I can name-drop some artists or big names like Rothko or Tracey Emin, but it doesn’t really matter or is not so important for me. Because I feel more connected to the methods artists use and not the final works. It is definitely a romantic, melancholic emotional state that I am searching for in myself.
Tell us about your diploma show, Strange Days.
Butterfly started appearing in my drawings, at first not so clear but becoming clearer and clearer. As it reappeared in drawings, I started investigating. Of course, this transformative notion and the stages of life that a butterfly goes through are a huge part of my process. It reminds me of Pokémon with three levels; I connected it with three paintings in the show, DAY. BUTTERFLY AND NIGHT is almost like a circle.
Spider is here as well.

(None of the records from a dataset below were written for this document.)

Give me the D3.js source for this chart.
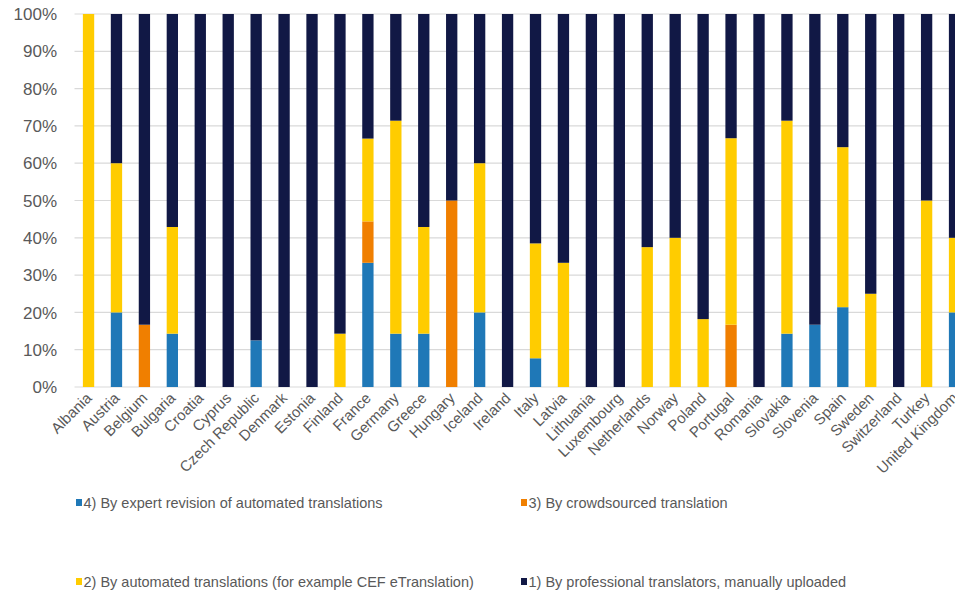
<!DOCTYPE html>
<html>

<head>
<script src="https://d3js.org/d3.v7.min.js"></script>
<style>
  body { margin: 0; background: #fff; }
  text { font-family: "Liberation Sans", Arial, sans-serif; }
</style>
</head>

<body>
  <script>
    var countries = ["Albania", "Austria", "Belgium", "Bulgaria", "Croatia", "Cyprus", "Czech Republic",
      "Denmark", "Estonia", "Finland", "France", "Germany", "Greece", "Hungary", "Iceland", "Ireland",
      "Italy", "Latvia", "Lithuania", "Luxembourg", "Netherlands", "Norway", "Poland", "Portugal",
      "Romania", "Slovakia", "Slovenia", "Spain", "Sweden", "Switzerland", "Turkey", "United Kingdom"];

    // shares in percent, one value per country
    var expertRevision = [0, 20, 0, 14.3, 0, 0, 12.5, 0, 0, 0, 33.3, 14.3, 14.3, 0, 20, 0,
      7.7, 0, 0, 0, 0, 0, 0, 0, 0, 14.3, 16.7, 21.4, 0, 0, 0, 20];
    var crowdsourced = [0, 0, 16.7, 0, 0, 0, 0, 0, 0, 0, 11.1, 0, 0, 50, 0, 0,
      0, 0, 0, 0, 0, 0, 0, 16.7, 0, 0, 0, 0, 0, 0, 0, 0];
    var automated = [100, 40, 0, 28.6, 0, 0, 0, 0, 0, 14.3, 22.2, 57.1, 28.6, 0, 40, 0,
      30.8, 33.3, 0, 0, 37.5, 40, 18.2, 50, 0, 57.1, 0, 42.9, 25, 0, 50, 20];
    var professional = [0, 40, 83.3, 57.1, 100, 100, 87.5, 100, 100, 85.7, 33.4, 28.6, 57.1, 50, 40, 100,
      61.5, 66.7, 100, 100, 62.5, 60, 81.8, 33.3, 100, 28.6, 83.3, 35.7, 75, 100, 50, 60];

    var seriesNames = ["4) By expert revision of automated translations", "3) By crowdsourced translation",
      "2) By automated translations (for example CEF eTranslation)", "1) By professional translators, manually uploaded"];
    var yTicks = [0, 10, 20, 30, 40, 50, 60, 70, 80, 90, 100];

    var colors = ["#1F78B7", "#F07F00", "#FFCC00", "#111845"];
    var keys = ["s4", "s3", "s2", "s1"];

    var width = 955,
      height = 596;

    var margin = {
      top: 14,
      left: 74.5,
      bottom: 387
    };

    var rows = countries.map(function(c, i) {
      return {
        country: c,
        s4: expertRevision[i],
        s3: crowdsourced[i],
        s2: automated[i],
        s1: professional[i]
      };
    });

    var stack = d3.stack().keys(keys);
    var layers = stack(rows);

    var x = d3.scaleBand()
      .domain(countries)
      .range([margin.left, margin.left + 27.94 * countries.length])
      .paddingInner(0.595)
      .paddingOuter(0.3);

    var y = d3.scaleLinear()
      .domain([0, 100])
      .range([margin.bottom, margin.top]);

    var svg = d3.select("body").append("svg")
      .attr("width", width)
      .attr("height", height);

    // gridlines
    svg.append("g")
      .selectAll("line")
      .data(yTicks)
      .enter().append("line")
      .attr("x1", margin.left)
      .attr("x2", width)
      .attr("y1", function(d) { return y(d); })
      .attr("y2", function(d) { return y(d); })
      .attr("stroke", "#D9D9D9")
      .attr("stroke-width", 1.2);

    // y labels
    svg.append("g")
      .selectAll("text")
      .data(yTicks)
      .enter().append("text")
      .attr("x", 57)
      .attr("y", function(d) { return y(d); })
      .attr("dy", "0.36em")
      .attr("text-anchor", "end")
      .attr("fill", "#595959")
      .style("font-size", "17px")
      .text(function(d) { return d + "%"; });

    // bars
    svg.append("g")
      .selectAll("g")
      .data(layers)
      .enter().append("g")
      .attr("fill", function(d, i) { return colors[i]; })
      .selectAll("rect")
      .data(function(d) { return d; })
      .enter().append("rect")
      .attr("x", function(d) { return x(d.data.country); })
      .attr("width", x.bandwidth())
      .attr("y", function(d) { return y(d[1]); })
      .attr("height", function(d) { return y(d[0]) - y(d[1]); });

    // x labels
    svg.append("g")
      .selectAll("text")
      .data(countries)
      .enter().append("text")
      .attr("text-anchor", "end")
      .attr("fill", "#595959")
      .style("font-size", "15px")
      .attr("transform", function(d) {
        return "translate(" + (x(d) + x.bandwidth() / 2 + 4) + ",399) rotate(-45)";
      })
      .text(function(d) { return d; });

    // legend
    var legendPos = [[76, 503], [521, 503], [76, 582], [521, 582]];
    var legend = svg.append("g")
      .selectAll("g")
      .data(seriesNames)
      .enter().append("g")
      .attr("transform", function(d, i) { return "translate(" + legendPos[i][0] + "," + legendPos[i][1] + ")"; });

    legend.append("rect")
      .attr("x", 0)
      .attr("y", -4)
      .attr("width", 6)
      .attr("height", 7)
      .attr("fill", function(d, i) { return colors[i]; });

    legend.append("text")
      .attr("x", 7.5)
      .attr("dy", "0.35em")
      .attr("fill", "#595959")
      .style("font-size", "14.5px")
      .text(function(d) { return d; });
  </script>
</body>

</html>
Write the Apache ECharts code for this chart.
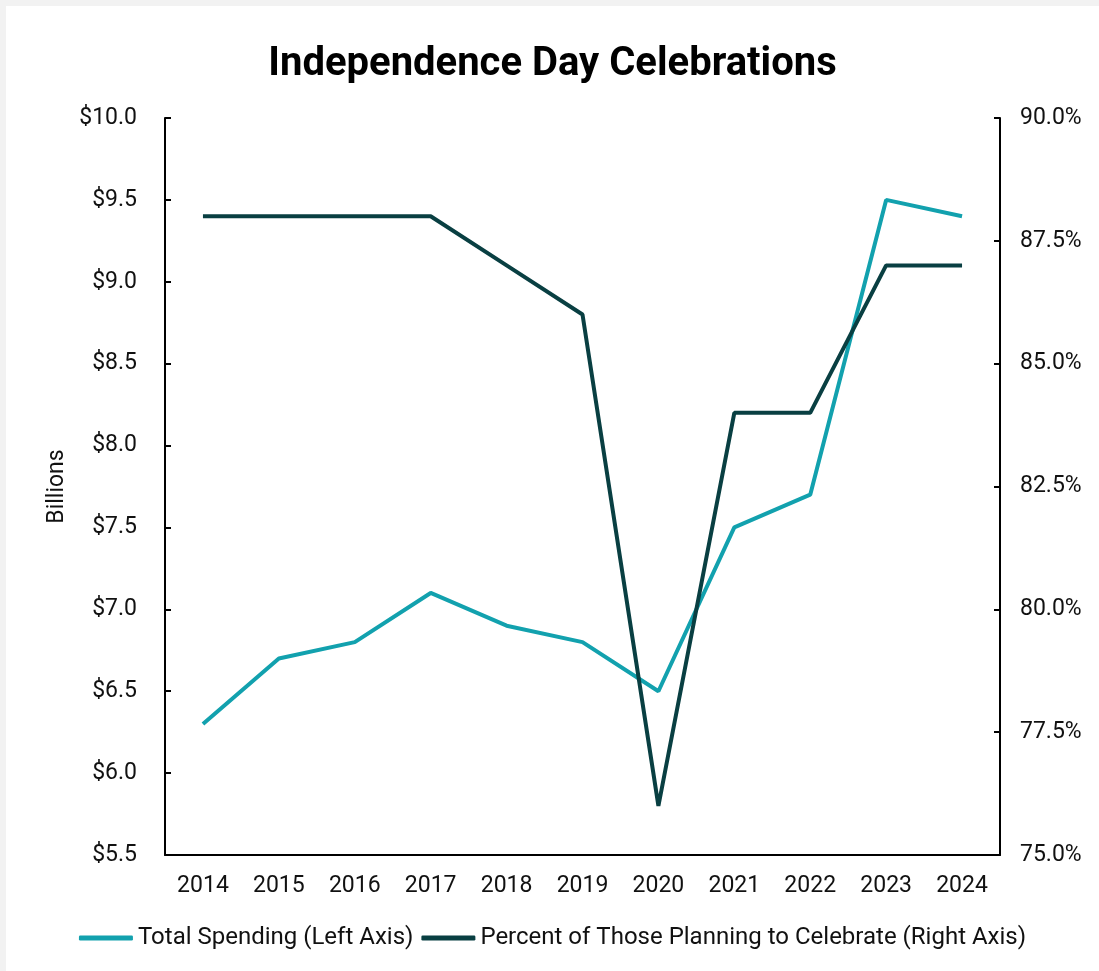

For me, the sculpture of the spider looks like a self-portrait; could it resemble you? I see it as a keeper of the other works in the show. The show is full of protagonists and characters and has many levels of poetic thinking and materials.
Documentation I did for the show: I posed next to my works in a Spider-Man costume. I think that says a lot about what you recognized. I have felt super connected to a „spider theme“ for a couple of months.
You are not afraid of spiders?
Where and how did you spend your summer in 2023?
This summer, I spent 2 months in Spain doing the residency for the performance project called KRA at Residency Boca de Fosc. I was doing the sound for the project of my partner Nora.
Where can we see you or listen to you next?
The next On Bells concert is on the 30th of October at Rhiz, Vienna, with Sean Nicolas Savage and Futura. And everybody is invited.